Short task: Leave out any picture and return the remaining listing below exactly as given.

Source data:
"""

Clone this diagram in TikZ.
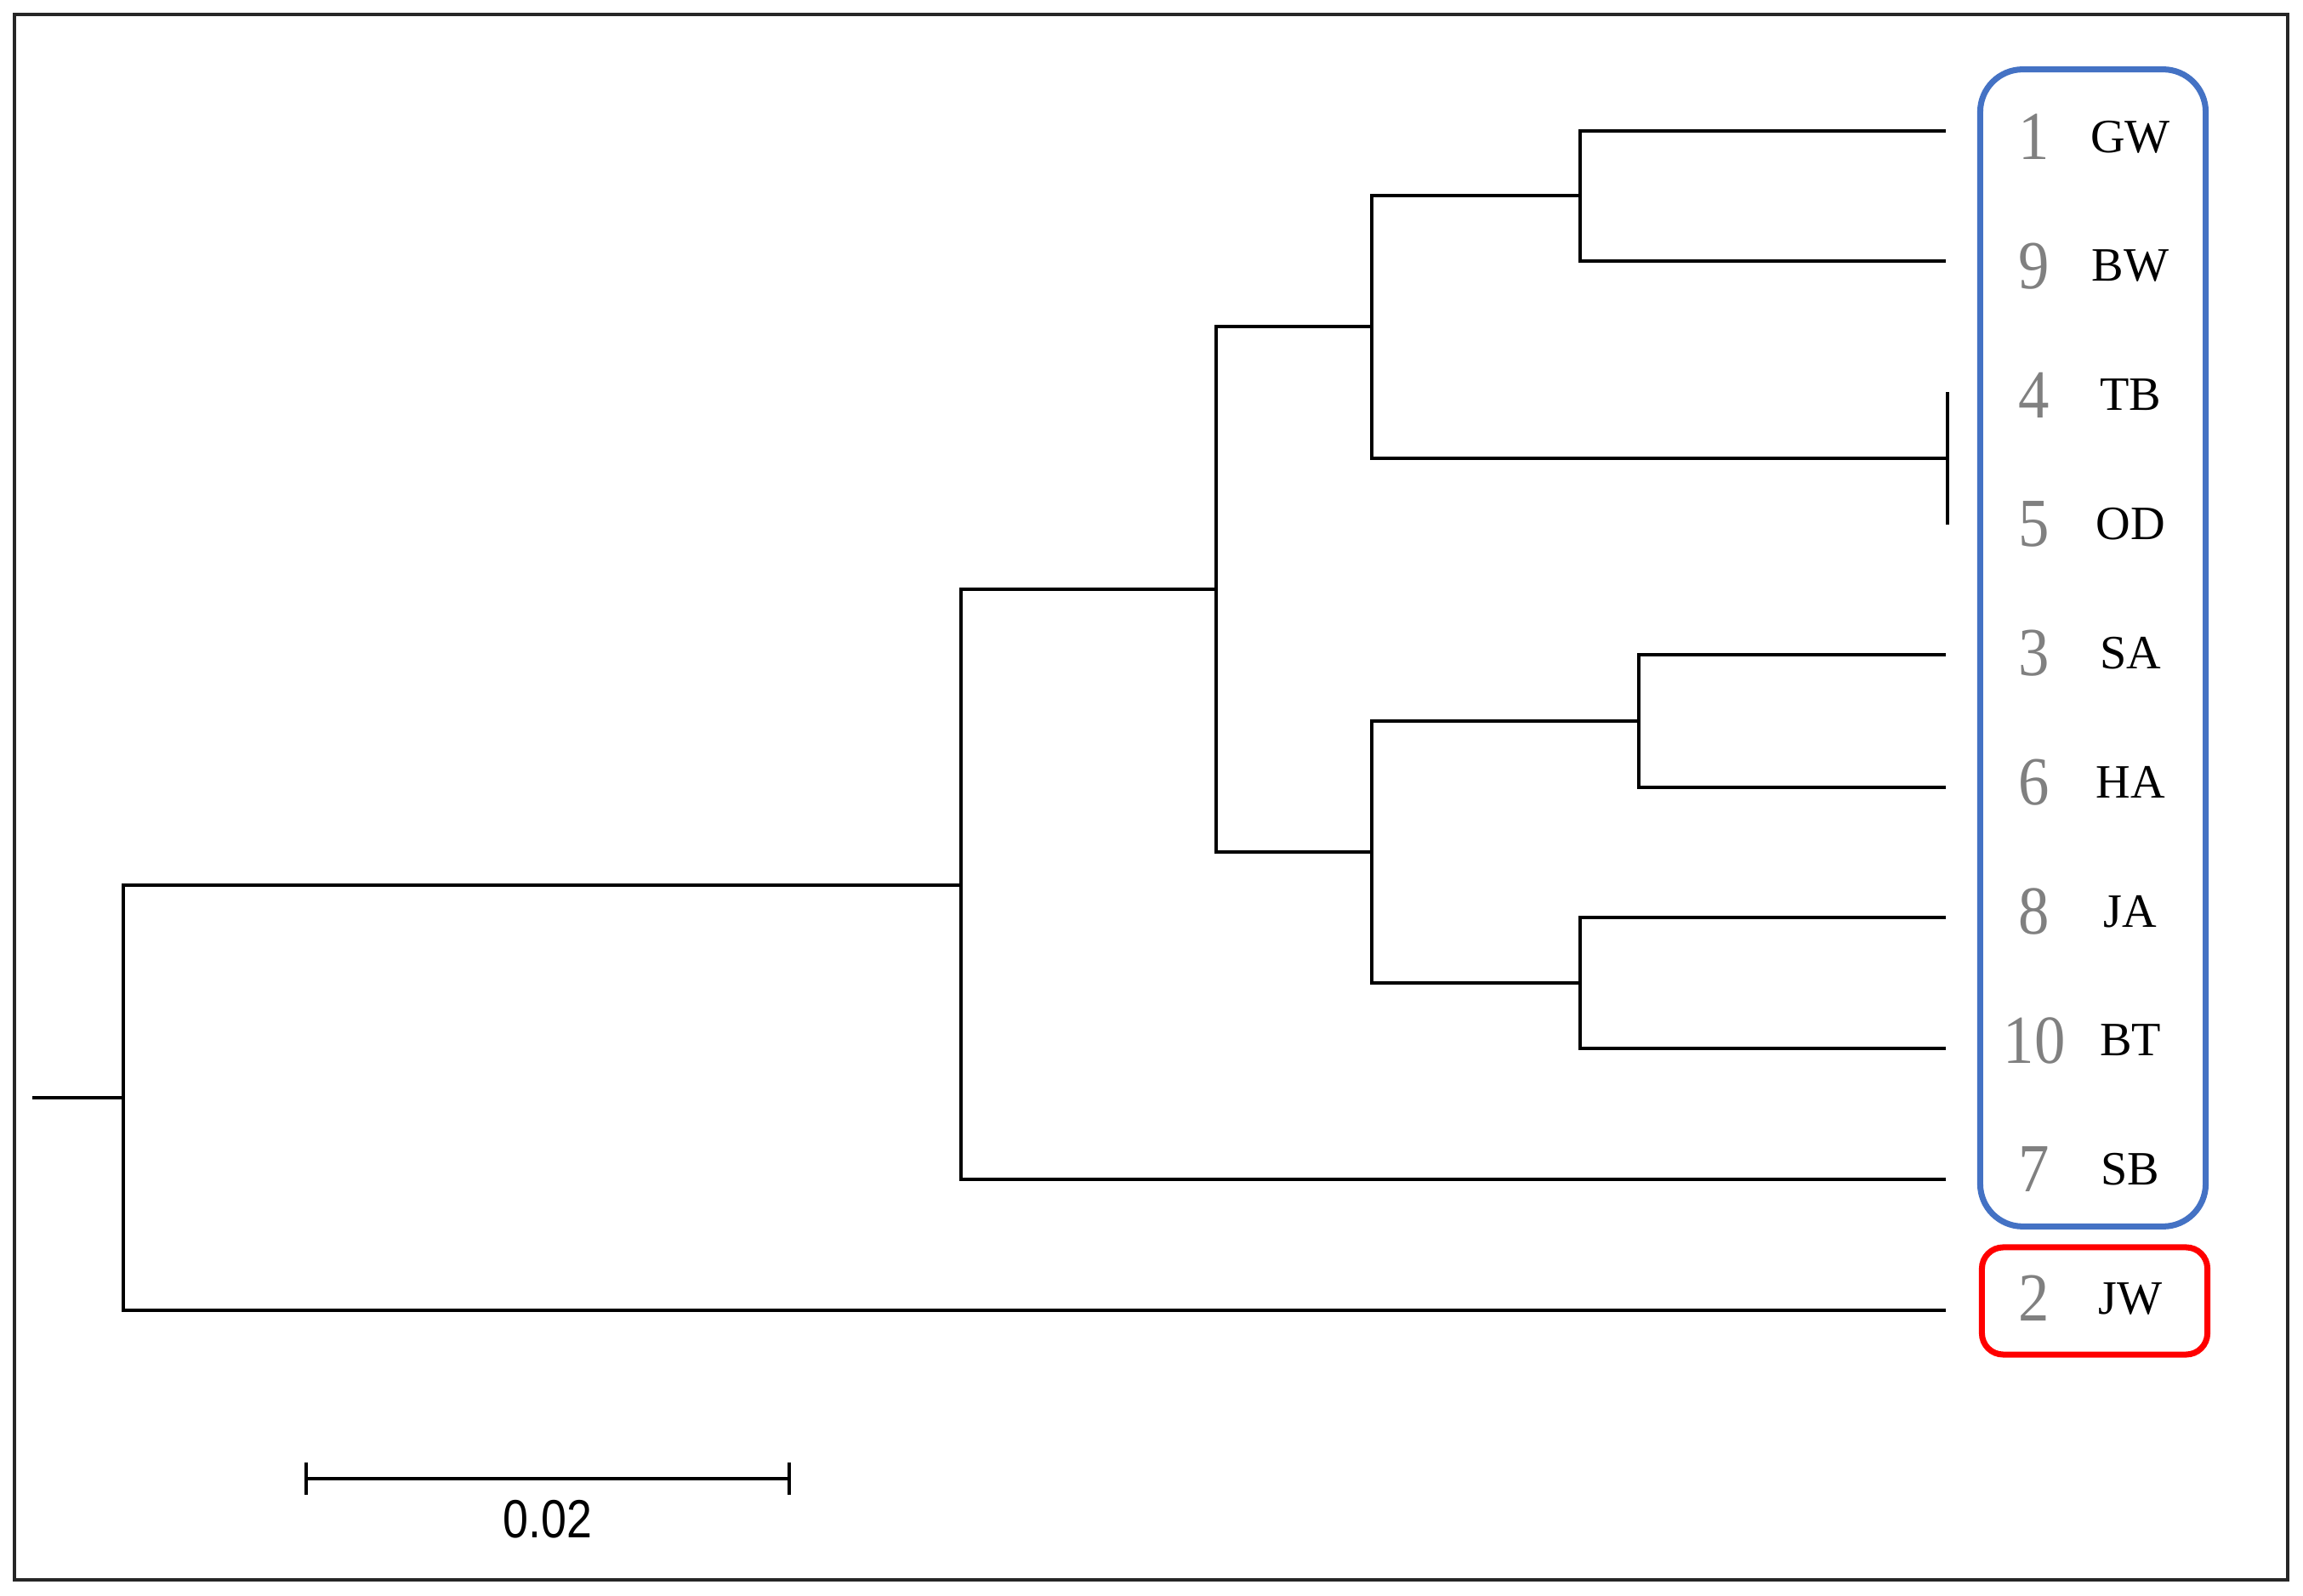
\documentclass[tikz,border=0pt]{standalone}
\usepackage{fontspec}
\setmainfont{Liberation Serif}
\newfontfamily\barfont{Liberation Sans}
\usetikzlibrary{positioning, calc}
\definecolor{cladeBlue}{HTML}{4472C4}
\definecolor{cladeRed}{HTML}{FF0000}
\definecolor{numGray}{HTML}{808080}

\begin{document}
\begin{tikzpicture}[x=0.01cm, y=-0.01cm,
      branch/.style={draw, line width=1.1pt},
      num/.style={text=numGray, inner sep=0pt, font=\fontsize{23}{23}\selectfont},
      taxon/.style={inner sep=0pt, font=\fontsize{16}{16}\selectfont},
      clade/.style={draw, line width=2pt, inner sep=0pt, minimum width=2.65cm}]
      \useasboundingbox (0,0) rectangle (2708,1877);
      \draw[line width=0.9pt, black!85] (17,17) rectangle (2690,1858);
      % internal nodes
      \coordinate (r0) at (38,1291);
      \coordinate (r) at (145,1291);
      \coordinate (a) at (1130,1041);
      \coordinate (b) at (1430,693);
      \coordinate (c) at (1613,384);
      \coordinate (d) at (1858,230);
      \coordinate (h) at (2290,539);
      \coordinate (e) at (1613,1002);
      \coordinate (f) at (1927,848);
      \coordinate (g) at (1858,1156);
      % leaves
      \coordinate (l1) at (2288,154);
      \coordinate (l9) at (2288,307);
      \coordinate (l4) at (2290,461);
      \coordinate (l5) at (2290,617);
      \coordinate (l3) at (2288,770);
      \coordinate (l6) at (2288,926);
      \coordinate (l8) at (2288,1079);
      \coordinate (l10) at (2288,1233);
      \coordinate (l7) at (2288,1387);
      \coordinate (l2) at (2288,1541);
      \draw[branch] (r0)--(r);
      \draw[branch] (r) |- (a); \draw[branch] (r) |- (l2);
      \draw[branch] (a) |- (b); \draw[branch] (a) |- (l7);
      \draw[branch] (b) |- (c); \draw[branch] (b) |- (e);
      \draw[branch] (c) |- (d); \draw[branch] (c) |- (h);
      \draw[branch] (d) |- (l1); \draw[branch] (d) |- (l9);
      \draw[branch] (h) -- (l4); \draw[branch] (h) -- (l5);
      \draw[branch] (e) |- (f); \draw[branch] (e) |- (g);
      \draw[branch] (f) |- (l3); \draw[branch] (f) |- (l6);
      \draw[branch] (g) |- (l8); \draw[branch] (g) |- (l10);
      % labels
      \foreach \n/\t [count=\k] in {1/GW, 9/BW, 4/TB, 5/OD, 3/SA, 6/HA, 8/JA, 10/BT, 7/SB, 2/JW} {
        \node[num] (n\n) at (2392, 161+151.8*\k-151.8) {\scalebox{0.9}[1]{\n}};
        \node[taxon] (t\n) at (2505, 161+151.8*\k-151.8) {\t};
      }
      \node[clade, draw=cladeBlue, rounded corners=0.5cm, minimum height=13.6cm] (blue) at (2461,762) {};
      \node[clade, draw=cladeRed, rounded corners=0.25cm, minimum height=1.26cm] (red) at (2463,1530) {};
      % scale bar
      \coordinate (s1) at (360,1739);
      \coordinate (s2) at (928,1739);
      \draw[branch] (s1) -- (s2);
      \draw[branch] ([yshift=0.19cm]s1) -- ([yshift=-0.19cm]s1);
      \draw[branch] ([yshift=0.19cm]s2) -- ([yshift=-0.19cm]s2);
      \node[inner sep=0pt, font=\barfont\fontsize{18}{18}\selectfont, below=0.25cm of $(s1)!0.5!(s2)$] (sl) {\scalebox{0.85}[1]{0.02}};
    \end{tikzpicture}
\end{document}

"""

Exercise result:
Clone this diagram in TikZ.
\documentclass[tikz,border=0pt]{standalone}
\usepackage{fontspec}
\setmainfont{Liberation Serif}
\newfontfamily\barfont{Liberation Sans}
\usetikzlibrary{positioning, calc}
\definecolor{cladeBlue}{HTML}{4472C4}
\definecolor{cladeRed}{HTML}{FF0000}
\definecolor{numGray}{HTML}{808080}

\begin{document}
\begin{tikzpicture}[x=0.01cm, y=-0.01cm,
      branch/.style={draw, line width=1.1pt},
      num/.style={text=numGray, inner sep=0pt, font=\fontsize{23}{23}\selectfont},
      taxon/.style={inner sep=0pt, font=\fontsize{16}{16}\selectfont},
      clade/.style={draw, line width=2pt, inner sep=0pt, minimum width=2.65cm}]
      \useasboundingbox (0,0) rectangle (2708,1877);
      \draw[line width=0.9pt, black!85] (17,17) rectangle (2690,1858);
      % internal nodes
      \coordinate (r0) at (38,1291);
      \coordinate (r) at (145,1291);
      \coordinate (a) at (1130,1041);
      \coordinate (b) at (1430,693);
      \coordinate (c) at (1613,384);
      \coordinate (d) at (1858,230);
      \coordinate (h) at (2290,539);
      \coordinate (e) at (1613,1002);
      \coordinate (f) at (1927,848);
      \coordinate (g) at (1858,1156);
      % leaves
      \coordinate (l1) at (2288,154);
      \coordinate (l9) at (2288,307);
      \coordinate (l4) at (2290,461);
      \coordinate (l5) at (2290,617);
      \coordinate (l3) at (2288,770);
      \coordinate (l6) at (2288,926);
      \coordinate (l8) at (2288,1079);
      \coordinate (l10) at (2288,1233);
      \coordinate (l7) at (2288,1387);
      \coordinate (l2) at (2288,1541);
      \draw[branch] (r0)--(r);
      \draw[branch] (r) |- (a); \draw[branch] (r) |- (l2);
      \draw[branch] (a) |- (b); \draw[branch] (a) |- (l7);
      \draw[branch] (b) |- (c); \draw[branch] (b) |- (e);
      \draw[branch] (c) |- (d); \draw[branch] (c) |- (h);
      \draw[branch] (d) |- (l1); \draw[branch] (d) |- (l9);
      \draw[branch] (h) -- (l4); \draw[branch] (h) -- (l5);
      \draw[branch] (e) |- (f); \draw[branch] (e) |- (g);
      \draw[branch] (f) |- (l3); \draw[branch] (f) |- (l6);
      \draw[branch] (g) |- (l8); \draw[branch] (g) |- (l10);
      % labels
      \foreach \n/\t [count=\k] in {1/GW, 9/BW, 4/TB, 5/OD, 3/SA, 6/HA, 8/JA, 10/BT, 7/SB, 2/JW} {
        \node[num] (n\n) at (2392, 161+151.8*\k-151.8) {\scalebox{0.9}[1]{\n}};
        \node[taxon] (t\n) at (2505, 161+151.8*\k-151.8) {\t};
      }
      \node[clade, draw=cladeBlue, rounded corners=0.5cm, minimum height=13.6cm] (blue) at (2461,762) {};
      \node[clade, draw=cladeRed, rounded corners=0.25cm, minimum height=1.26cm] (red) at (2463,1530) {};
      % scale bar
      \coordinate (s1) at (360,1739);
      \coordinate (s2) at (928,1739);
      \draw[branch] (s1) -- (s2);
      \draw[branch] ([yshift=0.19cm]s1) -- ([yshift=-0.19cm]s1);
      \draw[branch] ([yshift=0.19cm]s2) -- ([yshift=-0.19cm]s2);
      \node[inner sep=0pt, font=\barfont\fontsize{18}{18}\selectfont, below=0.25cm of $(s1)!0.5!(s2)$] (sl) {\scalebox{0.85}[1]{0.02}};
    \end{tikzpicture}
\end{document}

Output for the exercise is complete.